Il paradosso è davvero emblematico: questo triste viaggio di sconfitta e di ritorno all’ordinario si compie lo stesso giorno della vittoria della luce, della Pasqua che si è pienamente consumata. I due uomini danno le spalle al Golgota, al terribile scenario della croce ancora impresso nei loro occhi e nel loro cuore. Tutto sembra perduto. Occorre tornare alla vita di prima, col profilo basso, sperando di non essere riconosciuti.

A un certo punto, si affianca ai due discepoli un viandante, forse uno dei tanti pellegrini che sono stati a Gerusalemme per la Pasqua. È Gesù risorto, ma loro non lo riconoscono. La tristezza annebbia il loro sguardo, cancella la promessa che il Maestro aveva fatto più volte: che sarebbe stato ucciso e che il terzo giorno sarebbe risuscitato. Lo sconosciuto si accosta e si mostra interessato alle cose che loro stanno dicendo. Il testo dice che i due «si fermarono, col volto triste» (Lc 24,17). L’aggettivo greco utilizzato descrive una tristezza integrale: sul loro viso traspare la paralisi dell’anima.

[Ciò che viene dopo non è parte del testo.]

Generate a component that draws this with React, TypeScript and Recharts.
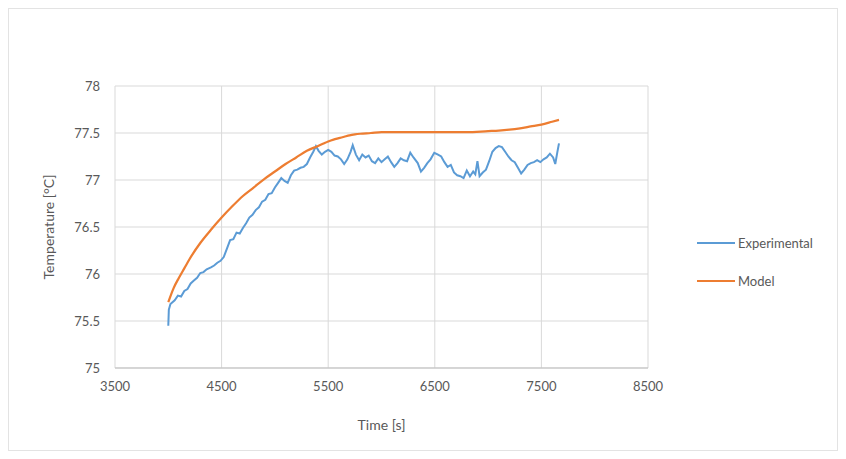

Gesù li ascolta, lascia che sfoghino la loro delusione. Poi, con grande franchezza, li rimprovera di essere «stolti e lenti di cuore a credere in tutto ciò che hanno detto i profeti!» (v. 25), e attraverso le Scritture dimostra che il Cristo doveva soffrire, morire e risorgere. Nei cuori dei due discepoli si riaccende il calore della speranza, e allora, quando ormai scende la sera e arrivano alla meta, invitano il misterioso compagno a restare con loro.

Gesù accetta e siede a tavola con loro. Poi prende il pane, lo spezza e lo offre. In quel momento i due discepoli lo riconoscono… ma Lui subito sparisce dalla loro vista (vv. 30-31). Il gesto del pane spezzato riapre gli occhi del cuore, illumina di nuovo la vista annebbiata dalla disperazione. E allora tutto si chiarisce: il cammino condiviso, la parola tenera e forte, la luce della verità… Subito si riaccende la gioia, l’energia scorre di nuovo nelle membra stanche, la memoria torna a farsi grata. E i due tornano in fretta a Gerusalemme, per raccontare tutto agli altri.

“Il Signore è veramente Risorto” (cfr v. 34). In questo avverbio, veramente, si compie l’approdo certo della nostra storia di esseri umani. Non a caso è il saluto che i cristiani si scambiano nel giorno di Pasqua. Gesù non è risorto a parole, ma con i fatti, con il suo corpo che conserva i segni della passione, sigillo perenne del suo amore per noi. La vittoria della vita non è una parola vana, ma un fatto reale, concreto.

La gioia inattesa dei discepoli di Emmaus ci sia di dolce monito quando il cammino si fa duro. È il Risorto che cambia radicalmente la prospettiva, infondendo la speranza che riempie il vuoto della tristezza. Nei sentieri del cuore, il Risorto cammina con noi e per noi. Testimonia la sconfitta della morte, afferma la vittoria della vita, nonostante le tenebre del Calvario. La storia ha ancora molto da sperare in bene.

Riconoscere la Risurrezione significa cambiare sguardo sul mondo: tornare alla luce per riconoscere la Verità che ci ha salvato e ci salva. Sorelle e fratelli, restiamo vigili ogni giorno nello stupore della Pasqua di Gesù risorto. Lui solo rende possibile l’impossibile!